Hal itu menjadi bukti nyata, betapa ucapan kotor itu ibarat penyakit menular dan sangat berbahaya bila tak segera diantisipasi. Orang yang gemar mengeluarkan kata-kata kotor juga menjadi pertanda bahwa ia tak berusaha mengekang hawa nafsu yang meledak-ledak dalam dirinya.
Diam adalah Kunci
Dalam Buku Saku Olah Jiwa, Imam al-Hakim al-Tirmidzi, salah satu ulama yang sangat memperhatikan pendidikan jiwa guna memperoleh kebahagiaan, menjelaskan bahwa hawa nafsu itu tidak memiliki kelembutan, rasa malu, kesejukan, dan ketenteraman. Ia mirip binatang ternak yang tak pernah mengangkat kepalanya saat makan kecuali setelah memenuhi keinginan dan hajatnya di dunia.
Tentang begitu pentingnya menjaga mulut, Teddi Prasetya Yuliawan, dalam buku #NasihatDiri: untuk Para Pekerja mengajak pembaca untuk berkata-kata yang baik.

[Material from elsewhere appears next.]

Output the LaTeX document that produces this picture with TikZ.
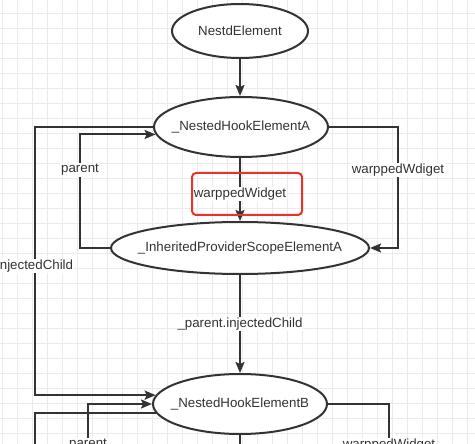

Orang yang gemar mengucap kebaikan menandakan banyak kebaikan dalam dirinya. Sebaliknya, orang yang lancar mengucap keburukan sejatinya sedang menerangkan akan banyaknya keburukan di dalam dirinya.
Saya akui, memang yang namanya menjaga mulut dari kata-kata kotor itu bukan hal mudah (tapi bukan hal sulit bila kita selalu melatihnya). Ada kalanya kita begitu mudah terpancing emosi bila berhadapan dengan orang-orang yang iri atau tak menyukai keberadaan kita.
Bila mengikuti kehendak ego dan hawa nafsu, tentu kita ingin langsung membalasnya dengan ucapan serupa. Bahkan kalau perlu dengan kata-kata yang lebih kotor sehingga akan memancing orang tersebut untuk menyerang kita dengan kata-kata yang lebih kotor. Begitu seterusnya.
Tak akan pernah ada habisnya bila kita membalas keburukan dengan keburukan. Oleh karenanya, lebih baik diam dan menenangkan diri saat hati sedang terbakar emosi akibat ucapan kotor yang keluar dari mulut orang lain.
Perlu direnungi bersama, bahwa diam dari mengucapkan kata-kata yang tidak baik itu termasuk ciri keimanan kita kepada Allah SWT. Jadi, sama sekali bukan tanda kita adalah orang yang kalah dan lemah. Justru diamnya kita saat disakiti, menjadi kekuatan atau benteng yang akan semakin meningkatkan kesabaran dan ketakwaan kita kepada-Nya.
Sangat tepat kiranya Rasulullah Saw. mengajarkan kepada kita agar lebih baik memilih diam bila kita belum sanggup berkata-kata yang baik. Ucapkanlah yang baik-baik saja, atau bila belum mampu berkata baik, diamlah. Wallahu alam bish-shawaab.